Jozef Sowa was only nine years old when his parents were murdered. Following their slaughter, he and his three siblings were taken from their home in Poland and transferred to Germany. Now 86 years of age, Sowa tearfully recalls the childhood trauma that continues to haunt him. He was one of the countless victims of the Nazis as they descended upon Poland, engaged in a horrific spree of murder and mayhem, and kidnapped young children for the purposes of reconditioning. His is one of three personal tragedies recounted in the searing and unforgettable documentary Stolen Children: The Kidnapping Campaign of Nazi Germany.
These stories come from a largely unreported story in the annals of this shameful history.
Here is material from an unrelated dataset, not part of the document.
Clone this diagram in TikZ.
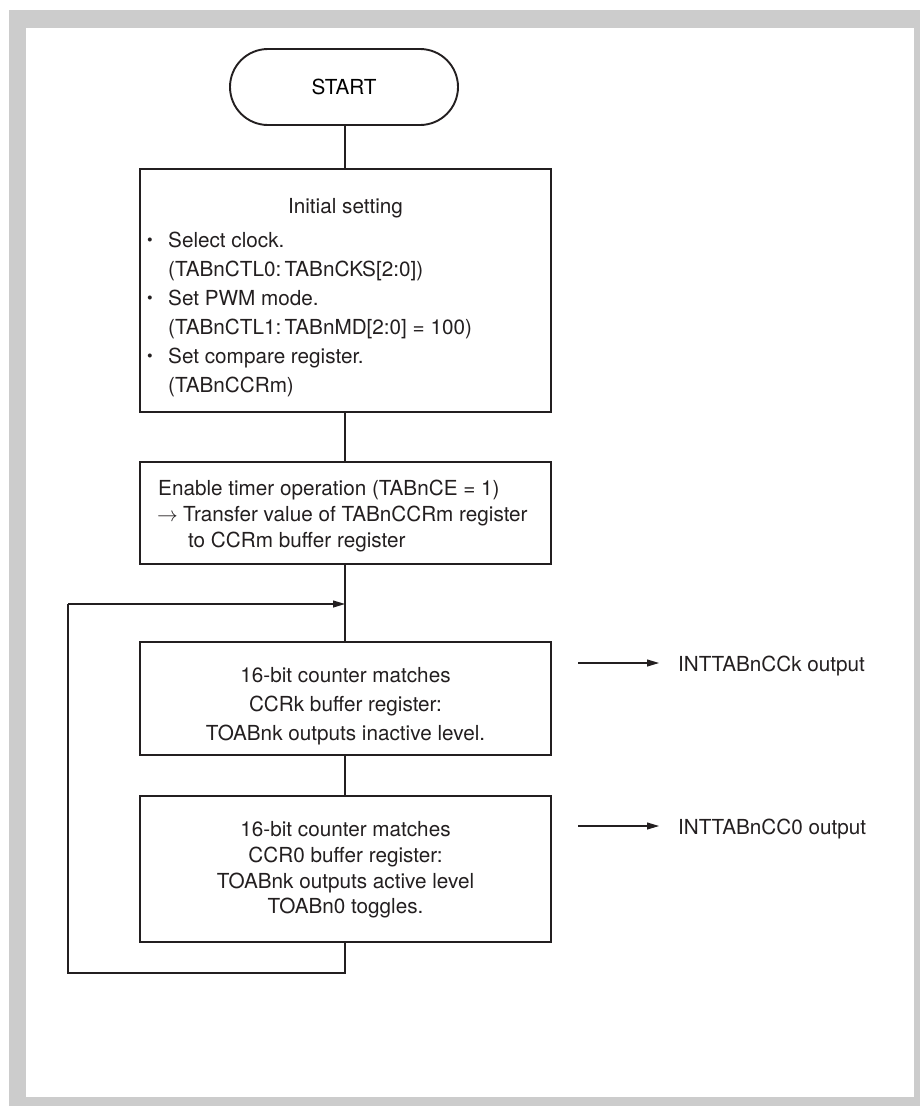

Beginning in 1939, Nazi Germany invaded Poland and went on to terrorize much of Eastern Europe. Under the orders of Nazi Party leader Heinrich Himmler, up to 20,000 children from Poland were kidnapped. They were raised in Nazi run homes, their identities were changed, and attempts were made to condition them as members of the Aryan race. These efforts were looked upon as essential in sustaining their prominence throughout the region and beyond.
Hermann Lüdeking remembers nothing of his birth parents. Placed with a German family at the age of six, he has worked to recover the traces of his early family life for a number of years. He combs through birth records but finds them unreliable. He's not even certain which year he was born.
Alodia Witaszek was five years of age when her life forever changed. The filmmakers follow her as she visits the grounds of the camp in which she spent eight grueling weeks. She recalls the inescapable stench of death and desperation.
These are unimaginable horrors that have continued to resonate throughout their lives. Even after the war ended, they were cursed by their unwilling association with the Nazis. Now, as they approach their final years, they are more determined than ever to retrace the origins of their journeys.
Stolen Children: The Kidnapping Campaign of Nazi Germany is a haunting experience that sheds invaluable light on a forgotten chapter of history.